Re: [PATCH] smp,cpumask: Don't call functions on offline CPUs

From: Peter Zijlstra
Date: Mon May 27 2019 - 06:56:58 EST


On Wed, May 22, 2019 at 02:23:47PM -0400, Rik van Riel wrote:
> On Wed, 2019-05-22 at 16:49 +0200, Peter Zijlstra wrote:
> > On Wed, May 22, 2019 at 03:37:11PM +0100, Andrew Murray wrote:
> > > > Is perhaps the problem that on_each_cpu_cond() uses
> > > > cpu_onlne_mask
> > > > without protection?
> > >
> > > Does this prevent racing with a CPU going offline? I guess this
> > > prevents
> > > the warning at the expense of a lock - but is only beneficial in
> > > the
> > > unlikely path. (In the likely path this prevents new CPUs going
> > > offline
> > > but we don't care because we don't WARN if they aren't they when we
> > > attempt to call functions).
> > >
> > > At least this is my limited understanding.
> >
> > Hmm.. I don't think it could matter, we only use the mask when
> > preempt_disable(), which would already block offline, due to it using
> > stop_machine().
> >
> > So the patch is a no-op.
> >
> > What's the WARN you see?

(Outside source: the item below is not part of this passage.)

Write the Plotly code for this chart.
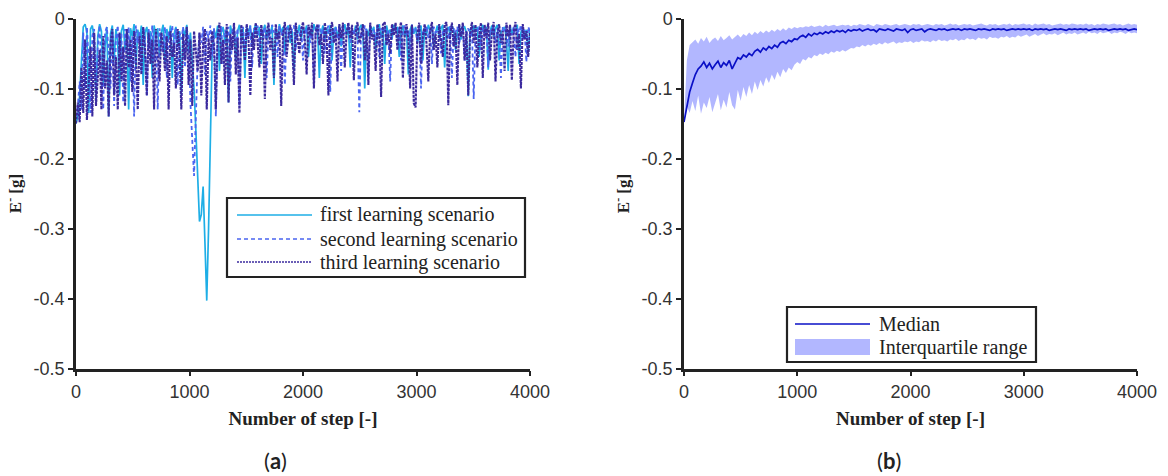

TLB invalidation should pass mm_cpumask(),
> > which similarly should not contain offline CPUs I'm thinking.
>
> Does the TLB invalidation code have anything in it
> to prevent from racing with the CPU offline code?
>
> In other words, could we end up with the TLB
> invalidation code building its bitmask, getting
> interrupted (eg. hypervisor preemption, NMI),
> and not sending out the IPI to that bitmask of
> CPUs until after one of the CPUs in the bitmap
> has gotten offlined?

One possible thing would be if cpu-offline didn't remove the bit from
mm_cpumask() because it entered lazy state earlier or something.

Then, mm_cpumask() would contain an offline CPU and the WARN could
trigger, but I don't _think_ we do that, but I didn't check.